→ **TASK INSTRUCTIONS**:
State how many lines include "Emit", giving the number by itself.

→ **DATA SHOWN**:
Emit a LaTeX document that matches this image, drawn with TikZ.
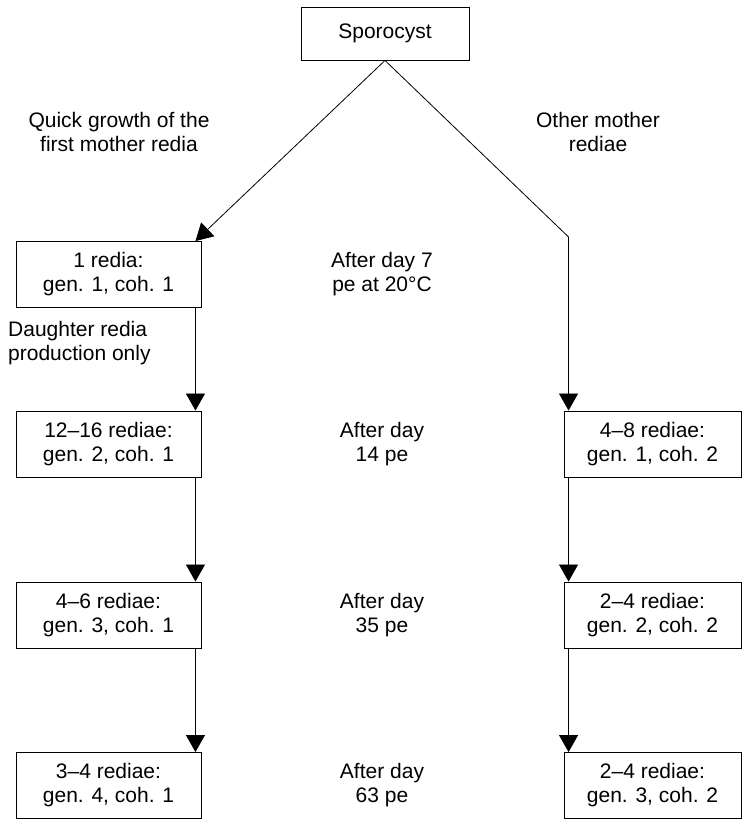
\documentclass[tikz,border=0pt]{standalone}
\usepackage{fontspec}
\setmainfont{Liberation Sans}
\usetikzlibrary{arrows.meta}
\begin{document}
\begin{tikzpicture}[x=1pt,y=-1pt,
  every node/.style={font=\fontsize{21}{24}\selectfont, align=center, inner sep=0pt},
  box/.style={draw, line width=0.9pt, minimum height=66pt},
  lbox/.style={box, minimum width=185pt},
  rbox/.style={box, minimum width=177pt},
  conn/.style={line width=0.8pt},
  arr/.style={conn, -{Triangle[width=19pt,length=17pt]}}
]
\useasboundingbox (0,0) rectangle (742,819);

% boxes
\node[box, minimum width=168pt, minimum height=53pt] (sp) at (385,33.5) {Sporocyst};
\node[lbox] (l1) at (108.5,274.5) {1 redia:\\gen. 1, coh. 1};
\node[lbox] (l2) at (108.5,444) {12–16 rediae:\\gen. 2, coh. 1};
\node[lbox] (l3) at (108.5,615) {4–6 rediae:\\gen. 3, coh. 1};
\node[lbox] (l4) at (108.5,785.5) {3–4 rediae:\\gen. 4, coh. 1};
\node[rbox] (r2) at (652.5,444) {4–8 rediae:\\gen. 1, coh. 2};
\node[rbox] (r3) at (652.5,615) {2–4 rediae:\\gen. 2, coh. 2};
\node[rbox] (r4) at (652.5,785.5) {2–4 rediae:\\gen. 3, coh. 2};

% labels
\node (ql) at (119,131.5) {Quick growth of the\\first mother redia};
\node (qr) at (598,131.5) {Other mother\\rediae};
\node[align=left, anchor=west] (dl) at (8,343) {Daughter redia\\production only};
\node (t1) at (382,274.5) {After day 7\\pe at 20°C};
\node (t2) at (382,444) {After day\\14 pe};
\node (t3) at (382,615) {After day\\35 pe};
\node (t4) at (382,785.5) {After day\\63 pe};

% connector anchors
\coordinate (l1top) at ([xshift=-6pt]l1.north east);
\coordinate (l1bot) at ([xshift=-6pt]l1.south east);
\coordinate (l2top) at ([xshift=-6pt]l2.north east);
\coordinate (l2bot) at ([xshift=-6pt]l2.south east);
\coordinate (l3top) at ([xshift=-6pt]l3.north east);
\coordinate (l3bot) at ([xshift=-6pt]l3.south east);
\coordinate (l4top) at ([xshift=-6pt]l4.north east);
\coordinate (r2top) at ([xshift=5pt]r2.north west);
\coordinate (r2bot) at ([xshift=5pt]r2.south west);
\coordinate (r3top) at ([xshift=5pt]r3.north west);
\coordinate (r3bot) at ([xshift=5pt]r3.south west);
\coordinate (r4top) at ([xshift=5pt]r4.north west);
\coordinate (bend) at (r2top |- 0,237);

% connectors
\draw[arr] (sp.south) -- (l1top);
\draw[arr] (sp.south) -- (bend) -- (r2top);
\draw[arr] (l1bot) -- (l2top);
\draw[arr] (l2bot) -- (l3top);
\draw[arr] (l3bot) -- (l4top);
\draw[arr] (r2bot) -- (r3top);
\draw[arr] (r3bot) -- (r4top);
\end{tikzpicture}
\end{document}
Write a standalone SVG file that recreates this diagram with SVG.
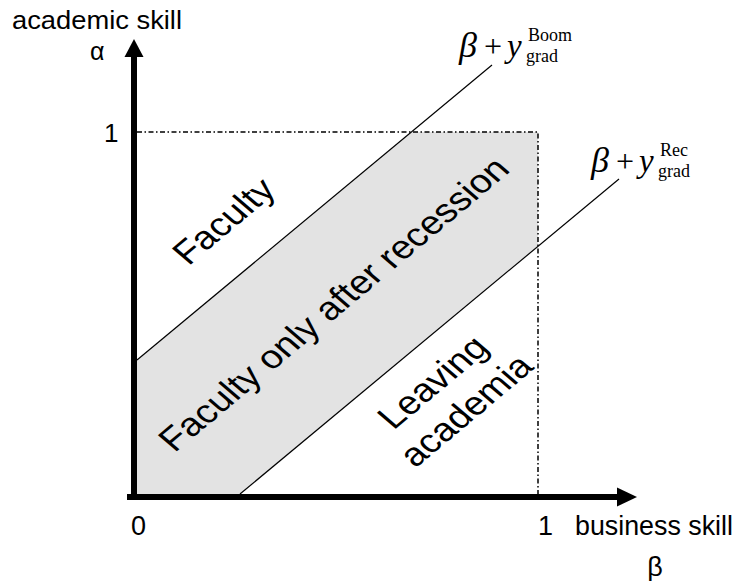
<svg xmlns="http://www.w3.org/2000/svg" width="736" height="581" viewBox="0 0 736 581">
<style>
.sans{font-family:"Liberation Sans",Arial,sans-serif;fill:#000}
.serif{font-family:"Liberation Serif","Times New Roman",serif;fill:#000}
.it{font-style:italic}
.thin{stroke:#000;stroke-width:1.2;fill:none}
.axis{stroke:#000;stroke-width:6;fill:none}
.box{stroke:#000;stroke-width:1.5;fill:none;stroke-dasharray:5 2.5 1.5 2.5}
.region{font-size:33px}
</style>
<rect width="736" height="581" fill="#fff"/>
<g id="band">
<polygon points="137,360 411.4,132 538,132 538,246.3 240,494 137,494" fill="#e3e3e3"/>
</g>
<g id="box">
<polyline class="box" points="137,132 538,132 538,494"/>
</g>
<g id="connectors">
<line id="boom-line" class="thin" x1="137" y1="360" x2="492" y2="65"/>
<line id="rec-line" class="thin" x1="240" y1="494" x2="619" y2="179"/>
</g>
<g id="axes">
<line class="axis" x1="134" y1="500" x2="134" y2="56"/>
<polygon points="124.5,57 143.5,57 134,39"/>
<line class="axis" x1="127" y1="497" x2="618" y2="497"/>
<polygon points="617,487.5 617,506.5 637,497"/>
</g>
<g id="axis-labels" class="sans">
<text x="12" y="29" font-size="25" textLength="170" lengthAdjust="spacingAndGlyphs">academic skill</text>
<text x="90" y="60" font-size="25">α</text>
<text x="104" y="142" font-size="26">1</text>
<text x="131" y="535" font-size="27">0</text>
<text x="538" y="535" font-size="27">1</text>
<text x="575" y="535" font-size="27" textLength="158" lengthAdjust="spacingAndGlyphs">business skill</text>
<text x="655" y="576" font-size="27" text-anchor="middle">β</text>
</g>
<g id="faculty" class="sans region">
<text transform="translate(233,229) scale(1.18,1) rotate(-44.7)" text-anchor="middle">Faculty</text>
</g>
<g id="faculty-after-recession" class="sans region">
<text transform="translate(343,312) scale(1.18,1) rotate(-44.7)" text-anchor="middle">Faculty only after recession</text>
</g>
<g id="leaving-academia" class="sans region">
<g transform="translate(442,390) scale(1.18,1) rotate(-44.7)">
<text x="0" y="0" text-anchor="middle">Leaving</text>
<text x="0" y="40" text-anchor="middle">academia</text>
</g>
</g>
<g id="label-boom" class="serif">
<text x="459" y="57" font-size="36" class="it">β</text>
<text x="484" y="57" font-size="32">+</text>
<text x="507" y="57" font-size="33" class="it">y</text>
<text x="528" y="41" font-size="18">Boom</text>
<text x="526" y="62" font-size="18">grad</text>
</g>
<g id="label-rec" class="serif">
<text x="591" y="172" font-size="36" class="it">β</text>
<text x="616" y="172" font-size="32">+</text>
<text x="639" y="172" font-size="33" class="it">y</text>
<text x="660" y="156" font-size="18">Rec</text>
<text x="658" y="177" font-size="18">grad</text>
</g>
</svg>
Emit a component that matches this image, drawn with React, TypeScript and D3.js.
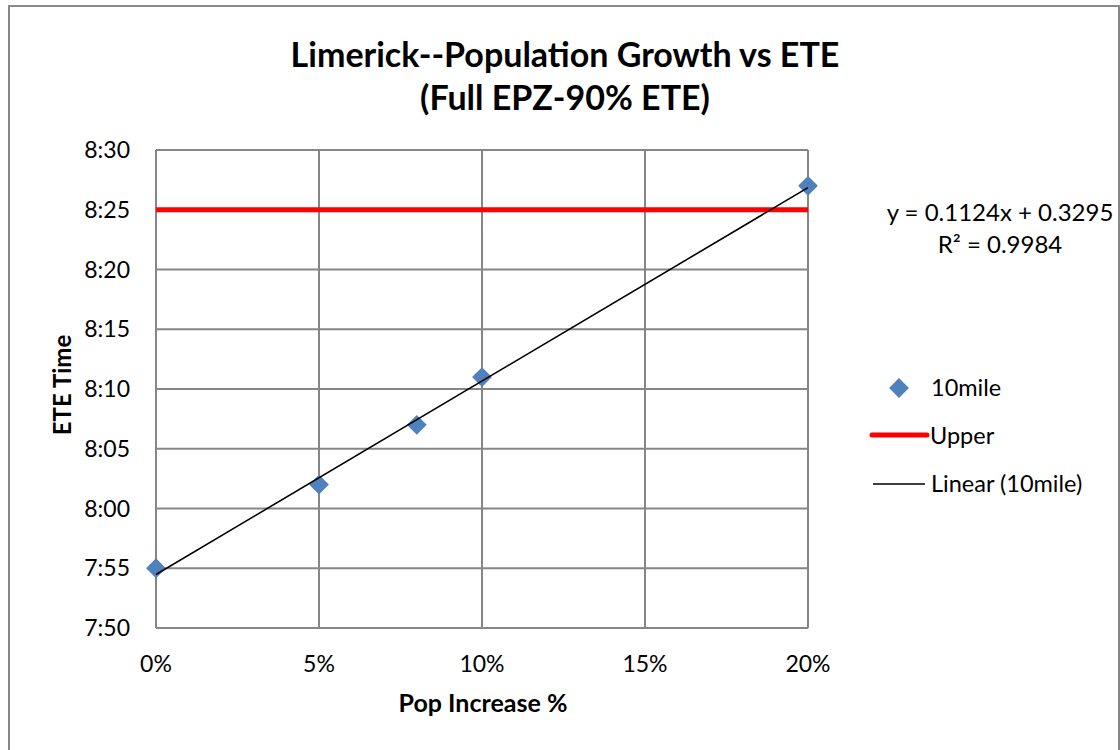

→ **EXERCISE OUTPUT**:
2